Take it from the SPIN MAN himself, Tom Madden, who has prepped America’s top CEOs for the most important interviews of their careers, here’s how to make your next interview a contender for a PR gold medal.

First, Fear Not! 

An interviewer on a news program can spot right away if you’re anxious about a topic or uncomfortable with a question, so fear not. 

Be Disarming

Many executives fear being pummeled by the press, surprised by trick questions, confronted by adversarial, or controversial interviewers like Chris Wallace’s dad, Mike Wallace, as he used to do on “60 Minutes.”

These fears often raise the question: How can I control an interview?   Answer:  You can’t!  But no matter how rough the waves, you can always steer into calmer, more accommodating waters.

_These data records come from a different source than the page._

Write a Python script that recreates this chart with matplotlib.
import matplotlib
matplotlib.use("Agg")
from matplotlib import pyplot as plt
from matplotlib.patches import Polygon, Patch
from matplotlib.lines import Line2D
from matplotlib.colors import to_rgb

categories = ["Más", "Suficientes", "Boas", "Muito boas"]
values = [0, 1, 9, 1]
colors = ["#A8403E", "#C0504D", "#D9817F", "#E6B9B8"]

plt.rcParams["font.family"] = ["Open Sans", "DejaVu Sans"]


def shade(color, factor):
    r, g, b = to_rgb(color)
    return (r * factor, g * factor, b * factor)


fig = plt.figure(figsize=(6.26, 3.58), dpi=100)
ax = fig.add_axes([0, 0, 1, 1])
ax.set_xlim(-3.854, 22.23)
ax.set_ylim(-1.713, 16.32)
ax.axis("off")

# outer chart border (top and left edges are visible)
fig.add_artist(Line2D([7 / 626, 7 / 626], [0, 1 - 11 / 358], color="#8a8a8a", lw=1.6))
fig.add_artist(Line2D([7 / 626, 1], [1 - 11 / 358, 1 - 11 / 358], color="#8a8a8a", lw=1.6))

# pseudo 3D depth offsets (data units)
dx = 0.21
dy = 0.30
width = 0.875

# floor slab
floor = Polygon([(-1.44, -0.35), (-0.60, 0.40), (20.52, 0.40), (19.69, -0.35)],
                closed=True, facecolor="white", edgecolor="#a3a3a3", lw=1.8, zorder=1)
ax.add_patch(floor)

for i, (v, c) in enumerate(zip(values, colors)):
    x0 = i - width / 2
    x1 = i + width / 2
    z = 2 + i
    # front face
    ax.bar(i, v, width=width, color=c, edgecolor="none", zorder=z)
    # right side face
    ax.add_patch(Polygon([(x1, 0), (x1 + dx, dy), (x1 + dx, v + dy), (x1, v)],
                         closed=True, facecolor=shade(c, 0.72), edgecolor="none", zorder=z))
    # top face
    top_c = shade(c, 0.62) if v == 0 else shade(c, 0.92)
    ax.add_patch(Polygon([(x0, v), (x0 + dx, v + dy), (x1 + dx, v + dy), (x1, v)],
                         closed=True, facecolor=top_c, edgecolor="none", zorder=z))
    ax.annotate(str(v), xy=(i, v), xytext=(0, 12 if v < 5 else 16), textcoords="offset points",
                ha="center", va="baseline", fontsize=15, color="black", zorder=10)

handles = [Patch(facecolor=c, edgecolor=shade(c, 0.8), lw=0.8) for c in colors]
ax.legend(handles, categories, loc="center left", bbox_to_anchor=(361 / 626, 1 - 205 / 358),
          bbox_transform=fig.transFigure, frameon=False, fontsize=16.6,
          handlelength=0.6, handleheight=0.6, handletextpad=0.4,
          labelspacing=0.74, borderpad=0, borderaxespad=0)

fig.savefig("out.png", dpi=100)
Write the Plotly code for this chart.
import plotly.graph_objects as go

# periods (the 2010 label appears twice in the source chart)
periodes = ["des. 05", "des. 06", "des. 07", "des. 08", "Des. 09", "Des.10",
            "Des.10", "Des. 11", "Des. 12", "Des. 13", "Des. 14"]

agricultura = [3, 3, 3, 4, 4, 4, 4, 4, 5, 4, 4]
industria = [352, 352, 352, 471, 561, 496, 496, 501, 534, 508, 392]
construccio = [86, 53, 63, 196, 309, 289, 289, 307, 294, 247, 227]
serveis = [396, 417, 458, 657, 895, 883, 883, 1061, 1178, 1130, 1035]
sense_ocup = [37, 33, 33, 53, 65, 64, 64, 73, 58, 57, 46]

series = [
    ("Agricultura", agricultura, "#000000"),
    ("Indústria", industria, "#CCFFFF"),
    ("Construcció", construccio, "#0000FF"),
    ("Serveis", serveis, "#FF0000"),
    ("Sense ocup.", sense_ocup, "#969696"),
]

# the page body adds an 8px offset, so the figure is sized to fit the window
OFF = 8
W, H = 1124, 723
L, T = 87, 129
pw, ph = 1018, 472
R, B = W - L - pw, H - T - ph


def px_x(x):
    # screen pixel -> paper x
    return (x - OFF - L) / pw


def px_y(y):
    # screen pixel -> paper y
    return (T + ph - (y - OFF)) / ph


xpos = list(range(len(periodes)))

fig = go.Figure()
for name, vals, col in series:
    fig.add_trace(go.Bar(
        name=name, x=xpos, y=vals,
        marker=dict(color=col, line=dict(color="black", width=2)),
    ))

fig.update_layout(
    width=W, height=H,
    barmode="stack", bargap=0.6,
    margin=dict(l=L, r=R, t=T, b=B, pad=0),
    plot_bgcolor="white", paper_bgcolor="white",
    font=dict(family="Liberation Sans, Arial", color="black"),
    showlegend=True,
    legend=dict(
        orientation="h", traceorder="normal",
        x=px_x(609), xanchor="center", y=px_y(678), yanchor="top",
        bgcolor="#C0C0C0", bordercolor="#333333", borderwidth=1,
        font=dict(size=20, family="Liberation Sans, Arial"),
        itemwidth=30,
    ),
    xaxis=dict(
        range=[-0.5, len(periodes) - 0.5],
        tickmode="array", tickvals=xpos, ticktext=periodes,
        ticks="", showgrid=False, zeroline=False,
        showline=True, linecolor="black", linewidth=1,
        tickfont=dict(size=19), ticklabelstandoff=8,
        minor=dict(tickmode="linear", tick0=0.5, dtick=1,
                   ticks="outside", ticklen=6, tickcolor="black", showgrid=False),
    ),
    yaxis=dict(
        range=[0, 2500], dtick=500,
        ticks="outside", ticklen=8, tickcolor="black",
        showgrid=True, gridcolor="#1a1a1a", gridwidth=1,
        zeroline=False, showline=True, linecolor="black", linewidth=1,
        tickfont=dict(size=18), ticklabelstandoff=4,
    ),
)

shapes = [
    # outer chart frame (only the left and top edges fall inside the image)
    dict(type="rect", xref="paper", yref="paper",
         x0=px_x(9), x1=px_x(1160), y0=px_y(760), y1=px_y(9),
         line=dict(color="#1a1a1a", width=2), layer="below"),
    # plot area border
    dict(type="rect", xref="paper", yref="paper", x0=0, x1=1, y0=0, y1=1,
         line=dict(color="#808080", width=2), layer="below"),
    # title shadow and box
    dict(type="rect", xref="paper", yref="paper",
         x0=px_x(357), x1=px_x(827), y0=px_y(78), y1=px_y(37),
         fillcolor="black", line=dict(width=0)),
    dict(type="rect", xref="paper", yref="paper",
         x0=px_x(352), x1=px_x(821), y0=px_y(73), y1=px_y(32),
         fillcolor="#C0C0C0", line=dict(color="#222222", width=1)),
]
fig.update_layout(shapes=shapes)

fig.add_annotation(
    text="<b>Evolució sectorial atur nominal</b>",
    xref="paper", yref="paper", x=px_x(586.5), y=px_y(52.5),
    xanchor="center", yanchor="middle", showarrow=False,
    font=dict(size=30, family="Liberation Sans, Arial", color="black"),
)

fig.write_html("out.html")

You want to disarm your sometimes marauding interrogator by flashing the surest sign of truth and confidence –your smile.  Answer even the most annoying question as if your inquisitor were your lovable grandson whom you sometimes have to patiently, but ever so sweetly, correct.  

Watch Out for Ambush Interviews 

Often media like to ambush, catch you off guard, make sparks fly. How to control interviews are major concerns of those about to face news media, especially during crisis situations.  We often picture intense questioning almost like an interrogation, but often an ambush interview can be subtle and not as easy to notice at first.  You need to be able to detect the signs of an ambush interview so you can be prepared. 

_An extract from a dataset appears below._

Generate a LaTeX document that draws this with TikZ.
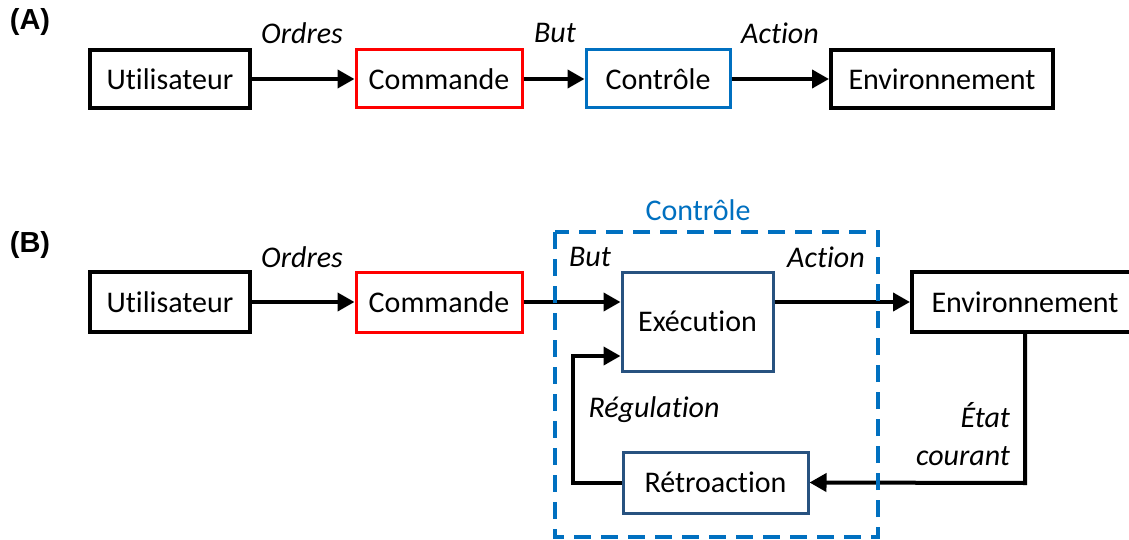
\documentclass[tikz,border=0pt]{standalone}
\usepackage{fontspec}
\setmainfont{Carlito}[Ligatures=NoCommon]
\newfontfamily\tagfont{Liberation Sans}
\usetikzlibrary{arrows.meta}
\definecolor{cmdred}{RGB}{255,0,0}
\definecolor{ctrlblue}{RGB}{0,112,192}
\definecolor{subblue}{RGB}{40,82,128}
\begin{document}
\begin{tikzpicture}[x=1pt, y=-1pt,
    every node/.style={font=\fontsize{30}{36}\selectfont},
    box/.style={draw=black, line width=4pt, fill=white, inner sep=0pt, minimum height=58pt},
    cmdbox/.style={box, draw=cmdred, line width=3pt},
    ctrlbox/.style={box, draw=ctrlblue, line width=3pt},
    subbox/.style={box, draw=subblue, line width=3pt},
    lbl/.style={font=\fontsize{30}{36}\selectfont\itshape},
    tag/.style={font=\fontsize{29}{34}\selectfont\tagfont\bfseries},
    flow/.style={line width=4pt, -{Triangle[length=17pt,width=18pt]}}]
  \useasboundingbox (0,0) rectangle (1129,540);

  % (A)
  \node[tag] (tagA) at (30,22) {(A)};
  \node[box, minimum width=160pt] (userA) at (170,79) {Utilisateur};
  \node[cmdbox, minimum width=166pt] (cmdA) at (439,79) {Commande};
  \node[ctrlbox, minimum width=144pt] (ctrlA) at (658,79) {Contrôle};
  \node[box, minimum width=222pt] (envA) at (942,79) {Environnement};
  \node[lbl] (ordA) at (302,33) {Ordres};
  \node[lbl] (butA) at (555,33) {But};
  \node[lbl] (actA) at (780,33) {Action};
  \draw[flow] (userA) -- (cmdA);
  \draw[flow] (cmdA) -- (ctrlA);
  \draw[flow] (ctrlA) -- (envA);

  % (B)
  \node[tag] (tagB) at (30,245) {(B)};
  \node[text=ctrlblue] (ctrlB) at (698,210) {Contrôle};
  \node[box, minimum width=160pt, minimum height=60pt] (userB) at (170,302) {Utilisateur};
  \node[cmdbox, minimum width=166pt, minimum height=60pt] (cmdB) at (439,302) {Commande};
  \node[subbox, minimum width=151pt, minimum height=99pt] (exec) at (697.5,321.5) {Exécution};
  \node[subbox, minimum width=185pt, minimum height=61pt] (retro) at (715.5,482.5) {Rétroaction};
  \node[box, minimum width=226pt, minimum height=60pt] (envB) at (1025,302) {Environnement};
  \node[lbl] (ordB) at (302,257) {Ordres};
  \node[lbl] (butB) at (590,257) {But};
  \node[lbl] (actB) at (826,257) {Action};
  \node[lbl] (regul) at (654,410) {Régulation};
  \node[lbl, align=right, font=\fontsize{30}{38}\selectfont\itshape] (etat) at (963,434) {État\\courant};
  \coordinate (loopL) at (573,356);
  \coordinate (loopR) at (1025,483);
  \draw[flow] (userB) -- (cmdB);
  \draw[flow] (cmdB) -- (cmdB -| exec.west);
  \draw[flow] (exec.east |- envB) -- (envB);
  \draw[flow] (envB.south) -- (loopR) -- (retro.east);
  \draw[flow] (retro.west) -| (loopL) -- (loopL -| exec.west);
  % frame of the control block
  \draw[ctrlblue, line width=4pt, dash pattern=on 17pt off 10pt] (555,232) rectangle (878,537);
\end{tikzpicture}
\end{document}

Venues such as trade shows, conferences, public meetings, and marketing events are all places where you may have one-on-one discussions with someone, who just might be a reporter.  Also, be on your toes, because sometimes a reporter could be in a group.  You may not find out until they  start asking questions, yet it’s never too late to temper your remarks.

Best policy is to avoid saying anything that would embarrass you or cause problems for your company if you were quoted the next day in your hometown newspaper or on local TV.  The key is to limit your statements on TV or print interviews to just want you’d like to see reported.  In other words, say what you would want to see on TV as a sound bite, or as a quote in newspapers or on social media. 

Steer Interviews in your directions 

Trying to control the interview is not always the best way to go about getting good press. It can even be counterproductive. 

Controlling an interview can be difficult and sometimes impossible.  You can’t control the questions the media asks or how the reporter will write the story.

What you can control, however, are your own emotions and the words you speakand the points that you make! The best way to approach an interview is to be alert for opportunities for delivering (or slipping in) critical messages that you’d like to get out. 

For TV interviews, I always tell my clients to think of three things they’d  like viewers to remember from an interview.  So, go in with a strategy to plant those points, regardless of what questions the interviewer asks.  Yes, you’re obligated to answer specific questions, but then you can divert to content you wish to impart.  Also, don’t just say “I” or “we” without repeating your company’s name a few times—e.g., “We at Aqueduct Plumbing believe it’s never too soon to fix a leak.”